= Power blackjack =

Power blackjack is a variant of the card gambling game blackjack, modified by certain doubling and splitting rules, called "Power Double" and "Power Split," that are advantageous to the player, offset by the rule that, when the dealer makes a total of twenty two, any active player hands push rather than winning.

==Basic rules==
The rules for the power blackjack game are based on the standard blackjack rules and involve common blackjack terms.

==Rules variations==
The main variations are:

- 6 decks in shoe
- Dealer stands on soft 17
- Power double – (see explanation below)
- Power split – (see explanation below)
- Player's blackjack gets paid 3:2.
- Double down after a Split is allowed
- Dealer twenty two pushes against any active player hands (depends on casino rules)
- Surrender when dealer has an open Ace is not allowed (depends on casino rules)
- Insurance when dealer has an open Ace is not allowed (depends on casino rules)

===Power double===
If the player's two-card total is nine, ten or eleven (in some casinos, only ten and eleven, and in some casinos soft 19 and 20 are included) and the player doubles, the player has the option of discarding the double-down card received and replacing it with top (unseen) card from the shoe. The player can not replace the second double card.

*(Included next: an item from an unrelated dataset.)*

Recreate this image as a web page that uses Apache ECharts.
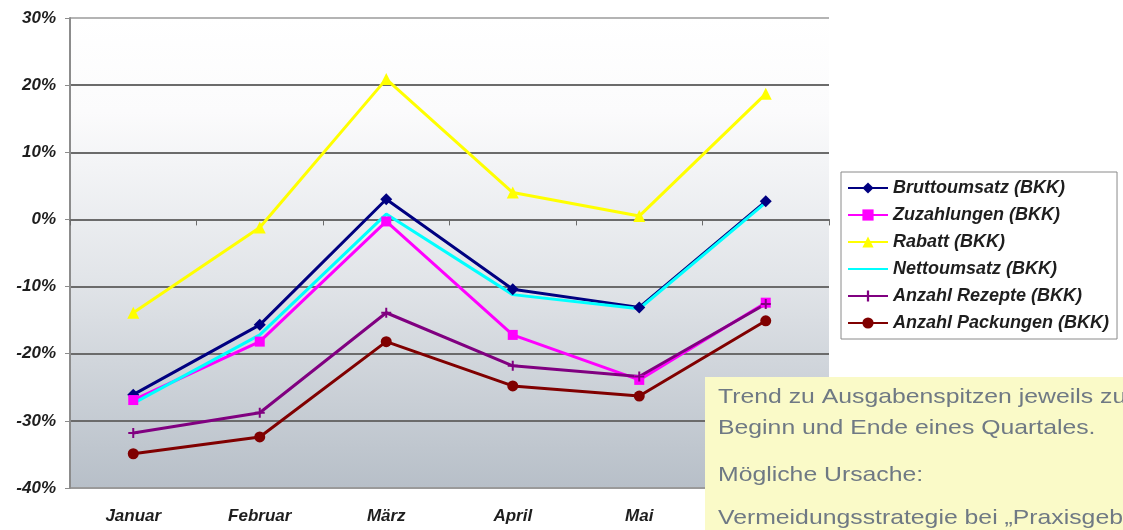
<!DOCTYPE html>
<html>
<head>
<meta charset="utf-8">
<title>BKK Entwicklung</title>
<script src="https://cdn.jsdelivr.net/npm/echarts@6/dist/echarts.min.js"></script>
<style>
  html, body { margin: 0; padding: 0; background: #fff; }
  #chart { width: 1123px; height: 530px; }
</style>
</head>
<body>
<div id="chart"></div>
<script>
// Monate
var months = ['Januar', 'Februar', 'März', 'April', 'Mai', 'Juni'];

// Veränderung in % je Monat
var brutto     = [-26.1, -15.7, 3.0, -10.4, -13.1, 2.7];
var zuzahlung  = [-26.9, -18.2, -0.3, -17.2, -23.9, -12.4];
var rabatt     = [-13.9, -1.2, 20.9, 4.0, 0.5, 18.7];
var netto      = [-27.4, -17.2, 0.8, -11.2, -13.3, 2.5];
var rezepte    = [-31.8, -28.8, -13.9, -21.8, -23.4, -12.6];
var packungen  = [-34.9, -32.4, -18.2, -24.8, -26.3, -15.1];

var yTicks = [-40, -30, -20, -10, 0, 10, 20, 30];

var noteLines = [
    'Trend zu Ausgabenspitzen jeweils zu',
    'Beginn und Ende eines Quartales.',
    'Mögliche Ursache:',
    'Vermeidungsstrategie bei „Praxisgebühr“'
];

var labelFont = {
    fontFamily: '"Liberation Sans", Arial, sans-serif',
    fontWeight: 'bold',
    fontStyle: 'italic',
    fontSize: 17,
    color: '#1e1e1e'
};

function line(name, data, color, symbol, size, show) {
    return {
        name: name,
        type: 'line',
        data: data,
        symbol: symbol,
        symbolSize: size,
        showSymbol: show,
        lineStyle: { color: color, width: 3 },
        itemStyle: { color: color },
        emphasis: { disabled: true }
    };
}

function note(text, y) {
    return {
        type: 'text', x: 13, y: y, z: 101, scaleX: 1.18,
        style: { text: text, font: '21px "Liberation Sans", Arial', fill: '#6f7984', verticalAlign: 'middle' }
    };
}

var chart = echarts.init(document.getElementById('chart'));

chart.setOption({
    animation: false,
    backgroundColor: '#ffffff',
    grid: {
        left: 70, right: 294, top: 18, bottom: 42,
        show: true,
        borderWidth: 0,
        backgroundColor: {
            type: 'linear', x: 0, y: 0, x2: 0, y2: 1,
            colorStops: [
                { offset: 0, color: '#ffffff' },
                { offset: 0.2, color: '#fbfbfc' },
                { offset: 0.55, color: '#e2e5e9' },
                { offset: 1, color: '#b7bfc8' }
            ]
        }
    },
    legend: {
        orient: 'vertical',
        left: 841,
        top: 172,
        padding: [7, 8, 7, 6],
        itemGap: 9,
        itemWidth: 40,
        itemHeight: 14,
        backgroundColor: '#ffffff',
        borderColor: '#8a8a8a',
        borderWidth: 1,
        textStyle: Object.assign({}, labelFont, { fontSize: 18 }),
        data: ['Bruttoumsatz (BKK)', 'Zuzahlungen (BKK)', 'Rabatt (BKK)',
               'Nettoumsatz (BKK)', 'Anzahl Rezepte (BKK)', 'Anzahl Packungen (BKK)']
    },
    xAxis: [{
        type: 'category',
        data: months,
        boundaryGap: true,
        axisLine: { show: false, onZero: false },
        axisTick: { show: false },
        axisLabel: Object.assign({ margin: 20 }, labelFont)
    }, {
        type: 'category',
        data: months,
        position: 'top',
        boundaryGap: true,
        axisLine: { show: true, onZero: true, lineStyle: { color: '#6b6b6b', width: 2 } },
        axisTick: { show: true, inside: true, length: 6, lineStyle: { color: '#6b6b6b', width: 1 } },
        axisLabel: { show: false }
    }],
    yAxis: {
        type: 'value',
        min: yTicks[0],
        max: yTicks[yTicks.length - 1],
        interval: 10,
        axisLine: { show: true, lineStyle: { color: '#8c8c8c', width: 2 } },
        axisTick: { show: true, length: 5, lineStyle: { color: '#8c8c8c' } },
        axisLabel: Object.assign({ margin: 14, formatter: '{value}%' }, labelFont),
        splitLine: {
            show: true,
            lineStyle: {
                color: ['#9a9a9a', '#6b6b6b', '#6b6b6b', '#6b6b6b', '#6b6b6b', '#6b6b6b', '#6b6b6b', '#b4b4b4'],
                width: 2
            }
        }
    },
    series: [
        line('Bruttoumsatz (BKK)', brutto, '#000080', 'diamond', 12, true),
        line('Zuzahlungen (BKK)', zuzahlung, '#ff00ff', 'rect', 10, true),
        line('Rabatt (BKK)', rabatt, '#ffff00', 'triangle', 12, true),
        // kein Marker: nur Linie, Symbol-Box 10x10 mit dünnem Balken in der Mitte
        line('Nettoumsatz (BKK)', netto, '#00ffff',
             'path://M0,0H0.05V0.05H0Z M0,4.6H10V5.4H0Z M9.95,9.95H10V10H9.95Z', 14, false),
        line('Anzahl Rezepte (BKK)', rezepte, '#800080',
             'path://M4,0H6V4H10V6H6V10H4V6H0V4H4Z', 10, true),
        line('Anzahl Packungen (BKK)', packungen, '#800000', 'circle', 11, true)
    ],
    graphic: [{
        type: 'group',
        left: 705,
        top: 377,
        z: 100,
        children: [{
            type: 'rect',
            z: 100,
            shape: { x: 0, y: 0, width: 430, height: 160 },
            style: { fill: '#fafac8' }
        },
        note(noteLines[0], 20),
        note(noteLines[1], 51),
        note(noteLines[2], 98),
        note(noteLines[3], 141)]
    }]
});
</script>
</body>
</html>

This option increases the favorability of doubling opportunities. Thus, basic strategy for Power Blackjack includes more doubles than for regular blackjack. Furthermore, a player needs to learn the additional strategy of when to replace the first double-down card to take maximum advantage of this rule variation. This strategy will depend on the player's initial total, the card drawn, and the dealer's up card.

===Power split===
If the player is initially dealt a fifteen or sixteen (in some casinos hard only), the player can split the two cards, even if they are different values. After a power-split, all regular double-down and split actions are allowed, but power-split and power-double options are no longer allowed.